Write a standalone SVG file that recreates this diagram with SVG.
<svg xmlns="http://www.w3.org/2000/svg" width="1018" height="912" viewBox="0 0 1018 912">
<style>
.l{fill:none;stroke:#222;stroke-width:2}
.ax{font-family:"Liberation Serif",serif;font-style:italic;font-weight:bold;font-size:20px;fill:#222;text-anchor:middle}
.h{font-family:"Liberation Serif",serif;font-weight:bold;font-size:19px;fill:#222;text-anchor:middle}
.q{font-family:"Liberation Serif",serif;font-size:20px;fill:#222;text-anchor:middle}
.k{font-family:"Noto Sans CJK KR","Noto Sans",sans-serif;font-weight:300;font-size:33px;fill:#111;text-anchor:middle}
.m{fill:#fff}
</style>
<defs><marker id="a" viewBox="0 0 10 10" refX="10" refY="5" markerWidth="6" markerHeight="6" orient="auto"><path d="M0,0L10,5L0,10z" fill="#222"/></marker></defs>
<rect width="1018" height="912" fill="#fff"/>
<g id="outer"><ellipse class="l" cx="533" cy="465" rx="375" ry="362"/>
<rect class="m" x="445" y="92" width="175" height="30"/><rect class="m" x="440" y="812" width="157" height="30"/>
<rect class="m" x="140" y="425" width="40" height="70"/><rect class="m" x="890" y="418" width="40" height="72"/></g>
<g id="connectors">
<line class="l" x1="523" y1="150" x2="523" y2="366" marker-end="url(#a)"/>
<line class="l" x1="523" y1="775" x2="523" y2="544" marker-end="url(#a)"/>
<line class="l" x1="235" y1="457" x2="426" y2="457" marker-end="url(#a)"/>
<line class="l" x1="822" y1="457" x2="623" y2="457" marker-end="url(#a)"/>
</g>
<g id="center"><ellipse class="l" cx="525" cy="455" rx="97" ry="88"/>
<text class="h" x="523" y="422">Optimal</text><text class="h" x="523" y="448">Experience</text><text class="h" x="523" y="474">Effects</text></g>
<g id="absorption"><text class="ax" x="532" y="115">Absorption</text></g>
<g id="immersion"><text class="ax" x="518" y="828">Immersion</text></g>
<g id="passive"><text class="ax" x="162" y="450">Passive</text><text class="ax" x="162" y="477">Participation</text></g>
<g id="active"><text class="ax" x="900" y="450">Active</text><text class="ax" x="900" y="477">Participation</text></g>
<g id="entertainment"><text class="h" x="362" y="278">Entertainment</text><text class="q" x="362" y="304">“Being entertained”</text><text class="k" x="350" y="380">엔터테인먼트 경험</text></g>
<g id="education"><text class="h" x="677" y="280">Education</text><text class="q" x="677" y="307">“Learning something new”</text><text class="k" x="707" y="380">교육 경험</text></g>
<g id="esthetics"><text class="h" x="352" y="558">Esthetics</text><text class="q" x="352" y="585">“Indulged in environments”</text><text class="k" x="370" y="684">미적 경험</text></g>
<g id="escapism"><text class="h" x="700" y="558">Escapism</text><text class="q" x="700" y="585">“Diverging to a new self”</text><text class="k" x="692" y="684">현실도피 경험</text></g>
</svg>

**DIRECTIVE:** Can you give every line above again, exactly as written?

**SOLUTION FOR THIS TASK:**
Write a standalone SVG file that recreates this diagram with SVG.
<svg xmlns="http://www.w3.org/2000/svg" width="1018" height="912" viewBox="0 0 1018 912">
<style>
.l{fill:none;stroke:#222;stroke-width:2}
.ax{font-family:"Liberation Serif",serif;font-style:italic;font-weight:bold;font-size:20px;fill:#222;text-anchor:middle}
.h{font-family:"Liberation Serif",serif;font-weight:bold;font-size:19px;fill:#222;text-anchor:middle}
.q{font-family:"Liberation Serif",serif;font-size:20px;fill:#222;text-anchor:middle}
.k{font-family:"Noto Sans CJK KR","Noto Sans",sans-serif;font-weight:300;font-size:33px;fill:#111;text-anchor:middle}
.m{fill:#fff}
</style>
<defs><marker id="a" viewBox="0 0 10 10" refX="10" refY="5" markerWidth="6" markerHeight="6" orient="auto"><path d="M0,0L10,5L0,10z" fill="#222"/></marker></defs>
<rect width="1018" height="912" fill="#fff"/>
<g id="outer"><ellipse class="l" cx="533" cy="465" rx="375" ry="362"/>
<rect class="m" x="445" y="92" width="175" height="30"/><rect class="m" x="440" y="812" width="157" height="30"/>
<rect class="m" x="140" y="425" width="40" height="70"/><rect class="m" x="890" y="418" width="40" height="72"/></g>
<g id="connectors">
<line class="l" x1="523" y1="150" x2="523" y2="366" marker-end="url(#a)"/>
<line class="l" x1="523" y1="775" x2="523" y2="544" marker-end="url(#a)"/>
<line class="l" x1="235" y1="457" x2="426" y2="457" marker-end="url(#a)"/>
<line class="l" x1="822" y1="457" x2="623" y2="457" marker-end="url(#a)"/>
</g>
<g id="center"><ellipse class="l" cx="525" cy="455" rx="97" ry="88"/>
<text class="h" x="523" y="422">Optimal</text><text class="h" x="523" y="448">Experience</text><text class="h" x="523" y="474">Effects</text></g>
<g id="absorption"><text class="ax" x="532" y="115">Absorption</text></g>
<g id="immersion"><text class="ax" x="518" y="828">Immersion</text></g>
<g id="passive"><text class="ax" x="162" y="450">Passive</text><text class="ax" x="162" y="477">Participation</text></g>
<g id="active"><text class="ax" x="900" y="450">Active</text><text class="ax" x="900" y="477">Participation</text></g>
<g id="entertainment"><text class="h" x="362" y="278">Entertainment</text><text class="q" x="362" y="304">“Being entertained”</text><text class="k" x="350" y="380">엔터테인먼트 경험</text></g>
<g id="education"><text class="h" x="677" y="280">Education</text><text class="q" x="677" y="307">“Learning something new”</text><text class="k" x="707" y="380">교육 경험</text></g>
<g id="esthetics"><text class="h" x="352" y="558">Esthetics</text><text class="q" x="352" y="585">“Indulged in environments”</text><text class="k" x="370" y="684">미적 경험</text></g>
<g id="escapism"><text class="h" x="700" y="558">Escapism</text><text class="q" x="700" y="585">“Diverging to a new self”</text><text class="k" x="692" y="684">현실도피 경험</text></g>
</svg>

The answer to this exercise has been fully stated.